When several people and background agents share one queue, two of them picking up the same task is the default failure. Claims prevent it with two mechanisms that expire on different clocks:

  • The assigned edge is durable graph state: this work belongs to this person or agent. It survives restarts, appears in briefings, and drives the per-person queue view. It goes away when the work is released or finished, not when a session dies.
  • The lease is ephemeral: a server-held, heartbeat-renewed reservation that says someone is actively working the node right now. It expires on its own if the holder stops renewing — a crashed agent cannot hold a task hostage.
Terminal window
spor claim task-api-rate-limits # take the lease; writes the assigned edge once
spor renew task-api-rate-limits # heartbeat — bump the lease expiry
spor extend task-api-rate-limits 2h # stretch the lease for a known idle gap
spor release task-api-rate-limits # drop the lease AND retire the assigned edge

The same verbs exist as MCP tools (claim, renew, extend, release) and REST endpoints, and setting a work node to an in-progress status claims it implicitly. In an agent session the heartbeat is automatic: the client hooks renew the lease as the session works, so a healthy session never lapses and a dead one lapses on its own.

Claiming attributes to the authenticated identity — never to a caller argument — and the claim is what spor dispatch takes before launching a background agent, so duplicate dispatch of an already-claimed node is refused rather than doubled.

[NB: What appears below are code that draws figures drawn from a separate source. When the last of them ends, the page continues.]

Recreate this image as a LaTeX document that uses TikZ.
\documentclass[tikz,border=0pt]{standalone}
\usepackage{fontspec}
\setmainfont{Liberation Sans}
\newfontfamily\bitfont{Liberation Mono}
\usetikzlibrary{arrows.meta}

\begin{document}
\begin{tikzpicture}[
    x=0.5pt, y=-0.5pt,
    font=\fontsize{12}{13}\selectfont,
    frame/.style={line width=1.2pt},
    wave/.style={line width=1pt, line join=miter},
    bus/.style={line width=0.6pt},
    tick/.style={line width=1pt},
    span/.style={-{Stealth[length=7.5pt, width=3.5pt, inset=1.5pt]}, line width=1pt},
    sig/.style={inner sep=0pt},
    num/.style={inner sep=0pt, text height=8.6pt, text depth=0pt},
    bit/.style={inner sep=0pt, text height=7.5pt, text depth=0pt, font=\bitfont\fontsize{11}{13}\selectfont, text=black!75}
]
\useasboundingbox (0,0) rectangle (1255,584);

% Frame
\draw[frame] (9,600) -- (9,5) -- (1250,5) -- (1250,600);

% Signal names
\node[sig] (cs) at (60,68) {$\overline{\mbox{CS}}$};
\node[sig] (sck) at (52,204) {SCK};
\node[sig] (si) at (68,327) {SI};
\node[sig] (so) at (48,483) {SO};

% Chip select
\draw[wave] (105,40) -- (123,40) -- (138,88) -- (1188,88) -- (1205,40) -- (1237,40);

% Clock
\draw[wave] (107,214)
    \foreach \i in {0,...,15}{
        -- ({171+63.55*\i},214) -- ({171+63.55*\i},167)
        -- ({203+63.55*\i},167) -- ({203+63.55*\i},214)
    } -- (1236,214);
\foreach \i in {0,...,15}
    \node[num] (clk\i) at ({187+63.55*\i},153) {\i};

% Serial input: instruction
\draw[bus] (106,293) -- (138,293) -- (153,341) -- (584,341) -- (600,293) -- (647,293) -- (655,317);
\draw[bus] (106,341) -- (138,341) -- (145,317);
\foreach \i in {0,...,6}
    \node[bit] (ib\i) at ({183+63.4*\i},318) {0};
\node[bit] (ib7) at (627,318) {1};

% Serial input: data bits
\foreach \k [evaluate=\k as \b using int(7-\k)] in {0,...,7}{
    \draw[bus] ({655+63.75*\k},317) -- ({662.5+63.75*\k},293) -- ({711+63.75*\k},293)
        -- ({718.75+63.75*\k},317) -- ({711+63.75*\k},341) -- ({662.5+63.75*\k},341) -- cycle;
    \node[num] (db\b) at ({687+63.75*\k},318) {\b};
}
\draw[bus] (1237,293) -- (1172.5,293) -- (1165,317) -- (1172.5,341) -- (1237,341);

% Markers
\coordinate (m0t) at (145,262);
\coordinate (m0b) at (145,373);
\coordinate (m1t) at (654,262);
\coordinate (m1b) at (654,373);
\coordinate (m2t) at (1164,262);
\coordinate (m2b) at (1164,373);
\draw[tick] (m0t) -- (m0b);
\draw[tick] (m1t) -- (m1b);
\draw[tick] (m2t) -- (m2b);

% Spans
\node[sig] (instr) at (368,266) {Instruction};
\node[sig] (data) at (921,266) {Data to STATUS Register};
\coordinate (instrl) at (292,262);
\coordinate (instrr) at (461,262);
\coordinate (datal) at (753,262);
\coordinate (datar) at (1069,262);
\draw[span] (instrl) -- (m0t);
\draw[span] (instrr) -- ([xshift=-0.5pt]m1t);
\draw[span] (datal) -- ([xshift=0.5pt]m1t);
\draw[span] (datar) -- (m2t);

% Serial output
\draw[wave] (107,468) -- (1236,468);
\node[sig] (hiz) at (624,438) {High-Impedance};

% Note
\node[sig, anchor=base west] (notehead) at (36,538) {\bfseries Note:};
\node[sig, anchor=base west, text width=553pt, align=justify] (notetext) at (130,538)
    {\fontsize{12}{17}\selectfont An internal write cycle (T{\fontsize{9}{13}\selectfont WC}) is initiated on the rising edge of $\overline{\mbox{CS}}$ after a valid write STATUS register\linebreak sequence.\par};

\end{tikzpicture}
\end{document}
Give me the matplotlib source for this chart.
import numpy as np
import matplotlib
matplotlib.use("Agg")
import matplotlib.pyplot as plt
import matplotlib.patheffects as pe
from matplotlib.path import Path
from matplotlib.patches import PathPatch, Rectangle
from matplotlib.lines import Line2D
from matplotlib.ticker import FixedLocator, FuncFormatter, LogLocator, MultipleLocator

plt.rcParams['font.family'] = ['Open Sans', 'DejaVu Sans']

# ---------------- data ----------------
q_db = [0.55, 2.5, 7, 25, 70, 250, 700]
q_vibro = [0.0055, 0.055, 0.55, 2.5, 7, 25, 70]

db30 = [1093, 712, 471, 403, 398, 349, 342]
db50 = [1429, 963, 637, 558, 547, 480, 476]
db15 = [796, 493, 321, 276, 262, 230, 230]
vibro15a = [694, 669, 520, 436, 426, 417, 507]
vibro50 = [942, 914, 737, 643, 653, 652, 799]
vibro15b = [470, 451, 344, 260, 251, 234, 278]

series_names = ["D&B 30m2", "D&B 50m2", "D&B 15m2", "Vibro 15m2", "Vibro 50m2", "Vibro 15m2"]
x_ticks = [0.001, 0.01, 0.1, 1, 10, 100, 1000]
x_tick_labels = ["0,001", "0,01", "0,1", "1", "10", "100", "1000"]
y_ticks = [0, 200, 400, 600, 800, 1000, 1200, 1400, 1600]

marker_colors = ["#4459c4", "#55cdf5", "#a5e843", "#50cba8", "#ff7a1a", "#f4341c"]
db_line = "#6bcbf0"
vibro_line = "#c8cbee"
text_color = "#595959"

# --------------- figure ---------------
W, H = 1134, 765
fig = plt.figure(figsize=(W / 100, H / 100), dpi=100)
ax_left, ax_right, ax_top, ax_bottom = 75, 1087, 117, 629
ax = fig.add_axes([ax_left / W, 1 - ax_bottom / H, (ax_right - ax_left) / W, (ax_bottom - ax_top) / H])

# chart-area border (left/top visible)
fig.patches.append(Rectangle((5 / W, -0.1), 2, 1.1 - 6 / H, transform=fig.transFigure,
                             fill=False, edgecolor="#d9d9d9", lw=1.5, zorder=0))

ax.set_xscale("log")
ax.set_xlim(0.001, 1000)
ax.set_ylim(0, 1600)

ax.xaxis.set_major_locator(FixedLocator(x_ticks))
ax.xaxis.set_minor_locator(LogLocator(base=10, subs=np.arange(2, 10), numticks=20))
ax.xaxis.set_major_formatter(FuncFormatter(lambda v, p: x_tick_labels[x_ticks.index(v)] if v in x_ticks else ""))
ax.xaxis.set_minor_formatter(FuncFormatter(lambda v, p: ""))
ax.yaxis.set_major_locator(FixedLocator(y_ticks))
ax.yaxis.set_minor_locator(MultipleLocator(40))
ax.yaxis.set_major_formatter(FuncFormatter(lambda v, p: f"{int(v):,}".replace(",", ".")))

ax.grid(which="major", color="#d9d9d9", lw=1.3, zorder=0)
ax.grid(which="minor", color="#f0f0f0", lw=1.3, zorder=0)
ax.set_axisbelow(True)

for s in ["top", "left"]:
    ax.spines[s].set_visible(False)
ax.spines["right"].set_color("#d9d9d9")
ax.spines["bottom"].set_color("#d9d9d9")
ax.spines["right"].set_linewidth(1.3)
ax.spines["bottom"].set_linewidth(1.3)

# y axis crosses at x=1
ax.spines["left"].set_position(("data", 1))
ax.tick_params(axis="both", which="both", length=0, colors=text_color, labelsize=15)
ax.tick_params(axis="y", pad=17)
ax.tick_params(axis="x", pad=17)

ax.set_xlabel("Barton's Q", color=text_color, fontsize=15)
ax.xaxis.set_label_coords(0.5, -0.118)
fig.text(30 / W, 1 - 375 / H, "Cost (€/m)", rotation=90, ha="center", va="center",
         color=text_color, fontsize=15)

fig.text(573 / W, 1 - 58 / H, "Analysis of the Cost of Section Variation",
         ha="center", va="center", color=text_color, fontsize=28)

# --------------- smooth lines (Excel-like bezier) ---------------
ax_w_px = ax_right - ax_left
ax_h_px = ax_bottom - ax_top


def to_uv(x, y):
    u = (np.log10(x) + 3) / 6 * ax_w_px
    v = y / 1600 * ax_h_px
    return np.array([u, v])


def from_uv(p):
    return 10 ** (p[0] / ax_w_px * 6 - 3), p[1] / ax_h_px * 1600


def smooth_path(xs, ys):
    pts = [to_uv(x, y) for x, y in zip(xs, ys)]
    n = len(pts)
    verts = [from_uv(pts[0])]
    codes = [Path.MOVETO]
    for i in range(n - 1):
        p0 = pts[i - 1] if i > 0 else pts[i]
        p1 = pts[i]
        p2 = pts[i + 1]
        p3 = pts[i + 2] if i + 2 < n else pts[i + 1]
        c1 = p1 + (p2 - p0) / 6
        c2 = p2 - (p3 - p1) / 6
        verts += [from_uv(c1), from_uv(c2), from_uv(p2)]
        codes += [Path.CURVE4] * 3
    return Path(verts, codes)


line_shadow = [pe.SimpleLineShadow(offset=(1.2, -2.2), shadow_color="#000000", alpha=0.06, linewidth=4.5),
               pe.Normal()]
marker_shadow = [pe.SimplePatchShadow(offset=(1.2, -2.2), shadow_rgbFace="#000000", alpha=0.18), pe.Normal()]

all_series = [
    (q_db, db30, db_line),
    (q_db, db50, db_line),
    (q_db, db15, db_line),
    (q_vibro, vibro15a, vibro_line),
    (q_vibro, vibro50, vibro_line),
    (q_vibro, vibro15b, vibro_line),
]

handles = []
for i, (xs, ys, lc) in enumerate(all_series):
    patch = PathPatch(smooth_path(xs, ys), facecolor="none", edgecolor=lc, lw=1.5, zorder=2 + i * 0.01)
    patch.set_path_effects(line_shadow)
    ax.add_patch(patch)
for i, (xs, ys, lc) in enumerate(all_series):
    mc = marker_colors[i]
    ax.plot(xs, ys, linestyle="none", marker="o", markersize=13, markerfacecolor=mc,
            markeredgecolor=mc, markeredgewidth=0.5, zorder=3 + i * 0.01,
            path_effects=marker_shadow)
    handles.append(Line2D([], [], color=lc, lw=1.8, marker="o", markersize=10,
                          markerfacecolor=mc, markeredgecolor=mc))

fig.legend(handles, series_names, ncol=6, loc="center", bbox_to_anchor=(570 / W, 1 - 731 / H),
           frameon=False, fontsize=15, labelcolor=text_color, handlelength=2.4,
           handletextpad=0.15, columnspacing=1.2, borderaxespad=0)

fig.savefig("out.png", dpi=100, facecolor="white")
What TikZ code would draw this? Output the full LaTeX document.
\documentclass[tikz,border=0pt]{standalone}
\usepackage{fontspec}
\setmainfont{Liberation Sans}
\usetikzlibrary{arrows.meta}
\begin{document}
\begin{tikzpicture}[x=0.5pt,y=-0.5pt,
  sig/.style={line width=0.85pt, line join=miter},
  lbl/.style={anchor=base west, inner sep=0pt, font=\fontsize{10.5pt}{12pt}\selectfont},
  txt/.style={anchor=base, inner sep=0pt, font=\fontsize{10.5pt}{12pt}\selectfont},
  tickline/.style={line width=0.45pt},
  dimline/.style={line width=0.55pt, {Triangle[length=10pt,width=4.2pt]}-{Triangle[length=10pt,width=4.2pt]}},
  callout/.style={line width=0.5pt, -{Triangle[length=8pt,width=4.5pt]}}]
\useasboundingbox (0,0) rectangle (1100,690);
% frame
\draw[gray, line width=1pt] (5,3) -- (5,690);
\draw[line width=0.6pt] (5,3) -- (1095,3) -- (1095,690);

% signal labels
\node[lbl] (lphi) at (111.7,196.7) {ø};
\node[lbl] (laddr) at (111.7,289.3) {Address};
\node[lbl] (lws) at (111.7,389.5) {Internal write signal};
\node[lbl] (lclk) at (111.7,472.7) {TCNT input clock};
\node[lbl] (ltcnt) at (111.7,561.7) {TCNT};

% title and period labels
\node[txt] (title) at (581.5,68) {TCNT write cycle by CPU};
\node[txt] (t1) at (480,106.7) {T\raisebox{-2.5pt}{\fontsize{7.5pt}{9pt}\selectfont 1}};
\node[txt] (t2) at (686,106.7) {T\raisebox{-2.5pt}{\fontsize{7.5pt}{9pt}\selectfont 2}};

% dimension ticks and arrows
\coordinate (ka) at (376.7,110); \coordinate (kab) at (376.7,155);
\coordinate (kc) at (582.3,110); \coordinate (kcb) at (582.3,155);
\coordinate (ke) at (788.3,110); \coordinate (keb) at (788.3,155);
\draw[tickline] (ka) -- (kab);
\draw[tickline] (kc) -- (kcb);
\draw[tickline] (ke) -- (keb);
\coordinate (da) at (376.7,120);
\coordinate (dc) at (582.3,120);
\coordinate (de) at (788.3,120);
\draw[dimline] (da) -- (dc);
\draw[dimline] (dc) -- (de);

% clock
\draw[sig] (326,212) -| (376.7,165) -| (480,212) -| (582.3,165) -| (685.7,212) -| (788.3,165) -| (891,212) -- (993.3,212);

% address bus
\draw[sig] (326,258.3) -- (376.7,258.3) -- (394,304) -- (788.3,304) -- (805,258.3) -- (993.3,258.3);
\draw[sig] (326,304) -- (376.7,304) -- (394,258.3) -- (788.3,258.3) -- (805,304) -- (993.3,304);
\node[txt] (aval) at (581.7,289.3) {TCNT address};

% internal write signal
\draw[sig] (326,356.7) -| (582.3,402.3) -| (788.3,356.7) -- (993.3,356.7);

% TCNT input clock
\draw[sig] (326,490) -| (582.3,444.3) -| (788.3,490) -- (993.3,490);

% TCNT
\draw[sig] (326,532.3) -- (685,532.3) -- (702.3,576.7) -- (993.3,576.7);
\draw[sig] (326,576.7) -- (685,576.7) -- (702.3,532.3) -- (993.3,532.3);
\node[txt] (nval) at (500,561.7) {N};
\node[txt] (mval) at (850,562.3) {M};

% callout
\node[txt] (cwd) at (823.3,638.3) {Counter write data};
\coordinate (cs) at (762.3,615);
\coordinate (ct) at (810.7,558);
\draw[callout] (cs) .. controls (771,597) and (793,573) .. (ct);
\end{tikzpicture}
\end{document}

Claiming a node whose lease another person holds is a conflict that names the holder and the expiry — you know who to talk to and when the lease lapses. Re-claiming your own live claim just renews it. Extending is bounded by the deployment’s maximum lease policy (a request past the ceiling is capped and says so), and it never shortens a lease. Releasing is idempotent: releasing a node you hold no lease on still succeeds and cleans up any lingering assigned edge of yours, while releasing someone else’s claim is refused.

A single durable “assigned” flag can’t tell “Jo owns this” from “Jo’s agent is mid-flight on this right now”, and a single ephemeral lock forgets ownership every time a session ends. Keeping them separate gives each consumer the right signal: the queue’s carrying view reads the durable edge, while dispatch-time collision detection reads the live lease. When a lease lapses but the edge remains, the work still reads as Jo’s — it is just no longer defended against a deliberate takeover.